Pull out the lines running from the one with "Rebuild this diagram" to the one with "(6pt) coordinate (dot\i);", inclusive, word for word. Drop any picture.

» **RECORD EXTRACTS**
>> Begin

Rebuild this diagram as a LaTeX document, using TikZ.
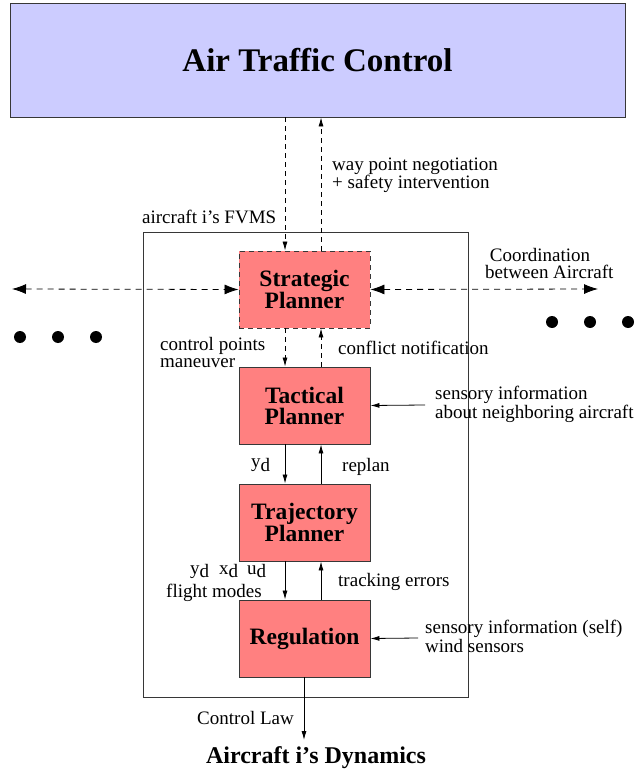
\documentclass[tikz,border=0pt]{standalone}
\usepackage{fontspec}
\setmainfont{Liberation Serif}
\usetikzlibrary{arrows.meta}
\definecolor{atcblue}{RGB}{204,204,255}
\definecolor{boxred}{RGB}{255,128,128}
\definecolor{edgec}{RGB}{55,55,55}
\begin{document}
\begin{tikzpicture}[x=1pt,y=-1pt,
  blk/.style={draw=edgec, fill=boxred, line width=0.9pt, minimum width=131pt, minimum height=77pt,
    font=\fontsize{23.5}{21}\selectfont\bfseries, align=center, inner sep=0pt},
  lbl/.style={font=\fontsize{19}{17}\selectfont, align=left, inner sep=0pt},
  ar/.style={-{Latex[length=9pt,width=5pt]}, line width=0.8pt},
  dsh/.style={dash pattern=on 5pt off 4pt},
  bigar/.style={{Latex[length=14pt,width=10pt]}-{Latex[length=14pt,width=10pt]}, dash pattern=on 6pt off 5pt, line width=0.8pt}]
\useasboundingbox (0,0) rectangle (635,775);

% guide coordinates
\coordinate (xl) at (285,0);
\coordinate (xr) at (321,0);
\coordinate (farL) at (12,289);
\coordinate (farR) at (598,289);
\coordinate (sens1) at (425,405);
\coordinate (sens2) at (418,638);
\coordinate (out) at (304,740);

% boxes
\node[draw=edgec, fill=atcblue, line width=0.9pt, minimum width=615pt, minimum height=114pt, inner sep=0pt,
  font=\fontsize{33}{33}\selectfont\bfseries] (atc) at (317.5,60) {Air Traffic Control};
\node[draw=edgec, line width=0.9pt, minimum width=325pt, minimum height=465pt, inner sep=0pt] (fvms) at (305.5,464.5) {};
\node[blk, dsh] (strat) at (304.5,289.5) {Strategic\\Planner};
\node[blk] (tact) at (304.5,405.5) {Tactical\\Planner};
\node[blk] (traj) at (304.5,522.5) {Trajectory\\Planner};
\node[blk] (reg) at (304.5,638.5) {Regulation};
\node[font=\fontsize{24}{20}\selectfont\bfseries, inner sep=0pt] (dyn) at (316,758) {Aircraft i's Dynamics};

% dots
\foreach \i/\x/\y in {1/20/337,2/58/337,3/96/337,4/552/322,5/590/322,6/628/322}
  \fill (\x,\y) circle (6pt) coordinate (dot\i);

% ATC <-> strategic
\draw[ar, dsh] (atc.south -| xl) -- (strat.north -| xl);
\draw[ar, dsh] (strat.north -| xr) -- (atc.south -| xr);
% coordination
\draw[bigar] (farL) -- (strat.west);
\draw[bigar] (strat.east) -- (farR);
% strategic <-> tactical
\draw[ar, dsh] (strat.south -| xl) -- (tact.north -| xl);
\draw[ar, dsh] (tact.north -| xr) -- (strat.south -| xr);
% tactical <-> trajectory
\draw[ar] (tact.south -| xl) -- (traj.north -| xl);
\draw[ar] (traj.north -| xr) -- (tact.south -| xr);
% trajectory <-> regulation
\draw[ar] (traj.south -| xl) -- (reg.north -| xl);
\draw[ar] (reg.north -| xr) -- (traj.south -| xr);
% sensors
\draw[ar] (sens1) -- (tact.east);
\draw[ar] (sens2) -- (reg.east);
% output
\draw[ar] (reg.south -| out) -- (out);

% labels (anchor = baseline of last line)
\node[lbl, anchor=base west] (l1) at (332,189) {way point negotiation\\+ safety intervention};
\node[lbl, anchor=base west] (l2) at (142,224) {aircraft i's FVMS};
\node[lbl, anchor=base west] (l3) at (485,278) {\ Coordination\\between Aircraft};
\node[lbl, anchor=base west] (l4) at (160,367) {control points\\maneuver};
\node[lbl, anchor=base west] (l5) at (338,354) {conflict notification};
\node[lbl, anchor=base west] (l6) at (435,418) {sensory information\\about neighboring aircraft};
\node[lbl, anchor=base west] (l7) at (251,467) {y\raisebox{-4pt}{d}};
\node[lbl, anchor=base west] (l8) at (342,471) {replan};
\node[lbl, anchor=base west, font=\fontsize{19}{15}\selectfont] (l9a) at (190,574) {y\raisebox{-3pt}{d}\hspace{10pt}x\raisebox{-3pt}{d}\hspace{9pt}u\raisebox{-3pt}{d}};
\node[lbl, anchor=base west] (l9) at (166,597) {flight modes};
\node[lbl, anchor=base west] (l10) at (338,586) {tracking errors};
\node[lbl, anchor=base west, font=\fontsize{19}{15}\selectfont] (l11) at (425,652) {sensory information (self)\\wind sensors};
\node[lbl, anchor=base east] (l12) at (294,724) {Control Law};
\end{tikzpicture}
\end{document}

>> End
>> Begin

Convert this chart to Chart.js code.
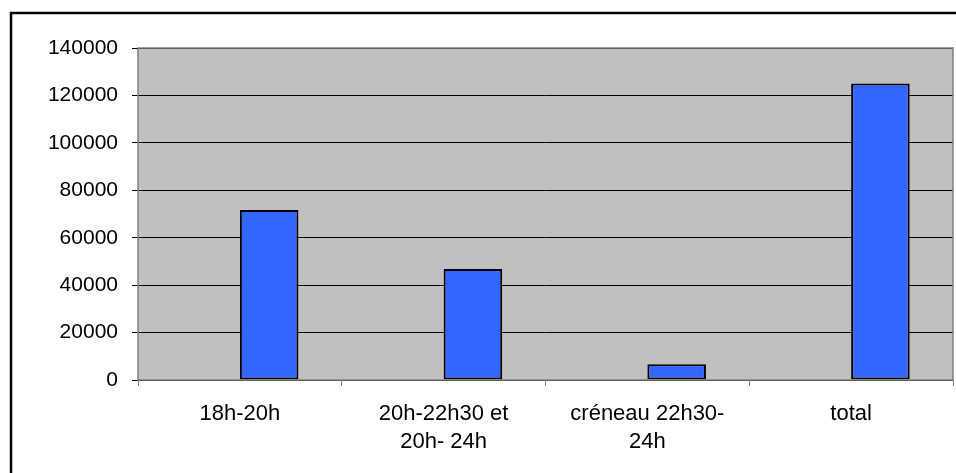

>> End

» **SOLUTION BELOW**
Rebuild this diagram as a LaTeX document, using TikZ.
\documentclass[tikz,border=0pt]{standalone}
\usepackage{fontspec}
\setmainfont{Liberation Serif}
\usetikzlibrary{arrows.meta}
\definecolor{atcblue}{RGB}{204,204,255}
\definecolor{boxred}{RGB}{255,128,128}
\definecolor{edgec}{RGB}{55,55,55}
\begin{document}
\begin{tikzpicture}[x=1pt,y=-1pt,
  blk/.style={draw=edgec, fill=boxred, line width=0.9pt, minimum width=131pt, minimum height=77pt,
    font=\fontsize{23.5}{21}\selectfont\bfseries, align=center, inner sep=0pt},
  lbl/.style={font=\fontsize{19}{17}\selectfont, align=left, inner sep=0pt},
  ar/.style={-{Latex[length=9pt,width=5pt]}, line width=0.8pt},
  dsh/.style={dash pattern=on 5pt off 4pt},
  bigar/.style={{Latex[length=14pt,width=10pt]}-{Latex[length=14pt,width=10pt]}, dash pattern=on 6pt off 5pt, line width=0.8pt}]
\useasboundingbox (0,0) rectangle (635,775);

% guide coordinates
\coordinate (xl) at (285,0);
\coordinate (xr) at (321,0);
\coordinate (farL) at (12,289);
\coordinate (farR) at (598,289);
\coordinate (sens1) at (425,405);
\coordinate (sens2) at (418,638);
\coordinate (out) at (304,740);

% boxes
\node[draw=edgec, fill=atcblue, line width=0.9pt, minimum width=615pt, minimum height=114pt, inner sep=0pt,
  font=\fontsize{33}{33}\selectfont\bfseries] (atc) at (317.5,60) {Air Traffic Control};
\node[draw=edgec, line width=0.9pt, minimum width=325pt, minimum height=465pt, inner sep=0pt] (fvms) at (305.5,464.5) {};
\node[blk, dsh] (strat) at (304.5,289.5) {Strategic\\Planner};
\node[blk] (tact) at (304.5,405.5) {Tactical\\Planner};
\node[blk] (traj) at (304.5,522.5) {Trajectory\\Planner};
\node[blk] (reg) at (304.5,638.5) {Regulation};
\node[font=\fontsize{24}{20}\selectfont\bfseries, inner sep=0pt] (dyn) at (316,758) {Aircraft i's Dynamics};

% dots
\foreach \i/\x/\y in {1/20/337,2/58/337,3/96/337,4/552/322,5/590/322,6/628/322}
  \fill (\x,\y) circle (6pt) coordinate (dot\i);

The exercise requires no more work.